Repeat what the lines below say, word for word, and skip every image.

--

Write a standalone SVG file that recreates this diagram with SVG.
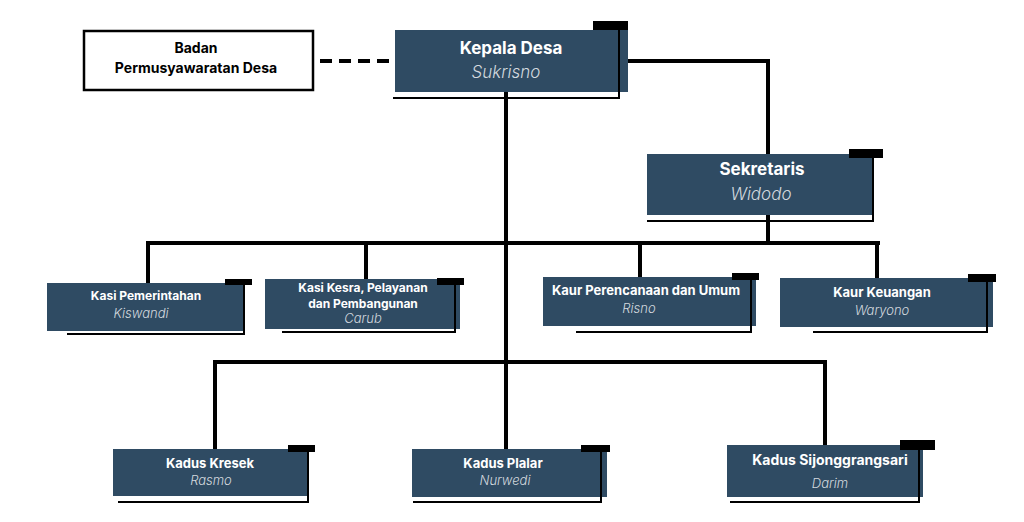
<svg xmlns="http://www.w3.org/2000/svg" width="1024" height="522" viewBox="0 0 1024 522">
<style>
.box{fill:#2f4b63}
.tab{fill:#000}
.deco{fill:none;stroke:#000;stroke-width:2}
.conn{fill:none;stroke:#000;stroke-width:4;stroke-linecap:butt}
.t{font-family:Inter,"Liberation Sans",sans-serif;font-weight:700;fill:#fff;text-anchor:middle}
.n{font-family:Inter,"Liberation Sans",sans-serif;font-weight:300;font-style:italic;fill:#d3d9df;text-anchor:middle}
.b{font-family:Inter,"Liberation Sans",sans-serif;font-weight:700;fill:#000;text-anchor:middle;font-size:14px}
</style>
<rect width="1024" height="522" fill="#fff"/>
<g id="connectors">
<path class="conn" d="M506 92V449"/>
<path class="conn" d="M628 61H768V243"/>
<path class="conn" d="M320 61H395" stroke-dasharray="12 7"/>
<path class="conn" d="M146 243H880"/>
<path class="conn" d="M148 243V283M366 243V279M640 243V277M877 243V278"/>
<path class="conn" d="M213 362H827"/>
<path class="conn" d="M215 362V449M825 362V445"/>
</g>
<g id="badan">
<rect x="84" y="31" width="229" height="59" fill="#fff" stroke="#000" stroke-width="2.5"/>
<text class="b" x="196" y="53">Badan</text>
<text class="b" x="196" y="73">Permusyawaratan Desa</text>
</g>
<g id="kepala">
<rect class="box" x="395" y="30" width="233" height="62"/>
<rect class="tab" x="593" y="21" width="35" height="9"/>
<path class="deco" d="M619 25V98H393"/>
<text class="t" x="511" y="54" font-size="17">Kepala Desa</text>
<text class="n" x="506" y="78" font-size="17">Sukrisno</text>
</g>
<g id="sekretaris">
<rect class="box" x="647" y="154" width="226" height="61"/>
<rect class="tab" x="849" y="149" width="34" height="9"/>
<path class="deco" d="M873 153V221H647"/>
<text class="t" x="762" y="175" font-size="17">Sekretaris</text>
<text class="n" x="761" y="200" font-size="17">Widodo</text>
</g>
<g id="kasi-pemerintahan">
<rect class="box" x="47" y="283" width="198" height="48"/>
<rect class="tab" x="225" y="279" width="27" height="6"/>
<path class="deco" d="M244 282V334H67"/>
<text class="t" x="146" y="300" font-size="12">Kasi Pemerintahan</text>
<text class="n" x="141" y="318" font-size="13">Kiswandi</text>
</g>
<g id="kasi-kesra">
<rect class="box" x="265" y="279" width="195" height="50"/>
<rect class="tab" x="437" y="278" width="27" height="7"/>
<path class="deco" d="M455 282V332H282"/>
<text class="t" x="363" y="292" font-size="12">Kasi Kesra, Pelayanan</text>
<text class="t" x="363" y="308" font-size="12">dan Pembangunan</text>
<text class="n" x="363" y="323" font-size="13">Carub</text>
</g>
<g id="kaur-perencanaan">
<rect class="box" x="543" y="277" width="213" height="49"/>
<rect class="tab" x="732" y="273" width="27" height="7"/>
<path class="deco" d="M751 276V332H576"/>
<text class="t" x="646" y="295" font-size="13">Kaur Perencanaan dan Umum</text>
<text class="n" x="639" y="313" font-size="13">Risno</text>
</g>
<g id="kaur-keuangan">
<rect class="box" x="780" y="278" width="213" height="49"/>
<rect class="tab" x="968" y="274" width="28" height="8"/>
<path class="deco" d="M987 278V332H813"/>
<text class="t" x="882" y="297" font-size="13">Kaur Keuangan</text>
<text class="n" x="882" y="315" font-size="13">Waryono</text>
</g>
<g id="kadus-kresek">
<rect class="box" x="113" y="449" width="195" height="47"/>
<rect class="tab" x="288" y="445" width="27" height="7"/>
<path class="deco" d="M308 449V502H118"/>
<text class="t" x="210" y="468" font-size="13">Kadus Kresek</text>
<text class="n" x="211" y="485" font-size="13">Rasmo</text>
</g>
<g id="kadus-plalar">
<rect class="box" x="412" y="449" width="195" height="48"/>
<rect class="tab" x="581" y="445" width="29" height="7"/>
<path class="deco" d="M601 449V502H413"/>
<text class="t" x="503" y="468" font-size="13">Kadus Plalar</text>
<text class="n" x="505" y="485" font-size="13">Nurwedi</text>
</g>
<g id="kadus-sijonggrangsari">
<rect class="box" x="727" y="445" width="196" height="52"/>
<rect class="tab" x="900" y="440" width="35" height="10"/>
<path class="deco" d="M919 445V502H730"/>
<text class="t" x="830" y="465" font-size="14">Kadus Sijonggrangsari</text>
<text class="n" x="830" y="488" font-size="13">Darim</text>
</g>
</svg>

--

> [OUTPUT FOR THIS TASK]
Write a standalone SVG file that recreates this diagram with SVG.
<svg xmlns="http://www.w3.org/2000/svg" width="1024" height="522" viewBox="0 0 1024 522">
<style>
.box{fill:#2f4b63}
.tab{fill:#000}
.deco{fill:none;stroke:#000;stroke-width:2}
.conn{fill:none;stroke:#000;stroke-width:4;stroke-linecap:butt}
.t{font-family:Inter,"Liberation Sans",sans-serif;font-weight:700;fill:#fff;text-anchor:middle}
.n{font-family:Inter,"Liberation Sans",sans-serif;font-weight:300;font-style:italic;fill:#d3d9df;text-anchor:middle}
.b{font-family:Inter,"Liberation Sans",sans-serif;font-weight:700;fill:#000;text-anchor:middle;font-size:14px}
</style>
<rect width="1024" height="522" fill="#fff"/>
<g id="connectors">
<path class="conn" d="M506 92V449"/>
<path class="conn" d="M628 61H768V243"/>
<path class="conn" d="M320 61H395" stroke-dasharray="12 7"/>
<path class="conn" d="M146 243H880"/>
<path class="conn" d="M148 243V283M366 243V279M640 243V277M877 243V278"/>
<path class="conn" d="M213 362H827"/>
<path class="conn" d="M215 362V449M825 362V445"/>
</g>
<g id="badan">
<rect x="84" y="31" width="229" height="59" fill="#fff" stroke="#000" stroke-width="2.5"/>
<text class="b" x="196" y="53">Badan</text>
<text class="b" x="196" y="73">Permusyawaratan Desa</text>
</g>
<g id="kepala">
<rect class="box" x="395" y="30" width="233" height="62"/>
<rect class="tab" x="593" y="21" width="35" height="9"/>
<path class="deco" d="M619 25V98H393"/>
<text class="t" x="511" y="54" font-size="17">Kepala Desa</text>
<text class="n" x="506" y="78" font-size="17">Sukrisno</text>
</g>
<g id="sekretaris">
<rect class="box" x="647" y="154" width="226" height="61"/>
<rect class="tab" x="849" y="149" width="34" height="9"/>
<path class="deco" d="M873 153V221H647"/>
<text class="t" x="762" y="175" font-size="17">Sekretaris</text>
<text class="n" x="761" y="200" font-size="17">Widodo</text>
</g>
<g id="kasi-pemerintahan">
<rect class="box" x="47" y="283" width="198" height="48"/>
<rect class="tab" x="225" y="279" width="27" height="6"/>
<path class="deco" d="M244 282V334H67"/>
<text class="t" x="146" y="300" font-size="12">Kasi Pemerintahan</text>
<text class="n" x="141" y="318" font-size="13">Kiswandi</text>
</g>
<g id="kasi-kesra">
<rect class="box" x="265" y="279" width="195" height="50"/>
<rect class="tab" x="437" y="278" width="27" height="7"/>
<path class="deco" d="M455 282V332H282"/>
<text class="t" x="363" y="292" font-size="12">Kasi Kesra, Pelayanan</text>
<text class="t" x="363" y="308" font-size="12">dan Pembangunan</text>
<text class="n" x="363" y="323" font-size="13">Carub</text>
</g>
<g id="kaur-perencanaan">
<rect class="box" x="543" y="277" width="213" height="49"/>
<rect class="tab" x="732" y="273" width="27" height="7"/>
<path class="deco" d="M751 276V332H576"/>
<text class="t" x="646" y="295" font-size="13">Kaur Perencanaan dan Umum</text>
<text class="n" x="639" y="313" font-size="13">Risno</text>
</g>
<g id="kaur-keuangan">
<rect class="box" x="780" y="278" width="213" height="49"/>
<rect class="tab" x="968" y="274" width="28" height="8"/>
<path class="deco" d="M987 278V332H813"/>
<text class="t" x="882" y="297" font-size="13">Kaur Keuangan</text>
<text class="n" x="882" y="315" font-size="13">Waryono</text>
</g>
<g id="kadus-kresek">
<rect class="box" x="113" y="449" width="195" height="47"/>
<rect class="tab" x="288" y="445" width="27" height="7"/>
<path class="deco" d="M308 449V502H118"/>
<text class="t" x="210" y="468" font-size="13">Kadus Kresek</text>
<text class="n" x="211" y="485" font-size="13">Rasmo</text>
</g>
<g id="kadus-plalar">
<rect class="box" x="412" y="449" width="195" height="48"/>
<rect class="tab" x="581" y="445" width="29" height="7"/>
<path class="deco" d="M601 449V502H413"/>
<text class="t" x="503" y="468" font-size="13">Kadus Plalar</text>
<text class="n" x="505" y="485" font-size="13">Nurwedi</text>
</g>
<g id="kadus-sijonggrangsari">
<rect class="box" x="727" y="445" width="196" height="52"/>
<rect class="tab" x="900" y="440" width="35" height="10"/>
<path class="deco" d="M919 445V502H730"/>
<text class="t" x="830" y="465" font-size="14">Kadus Sijonggrangsari</text>
<text class="n" x="830" y="488" font-size="13">Darim</text>
</g>
</svg>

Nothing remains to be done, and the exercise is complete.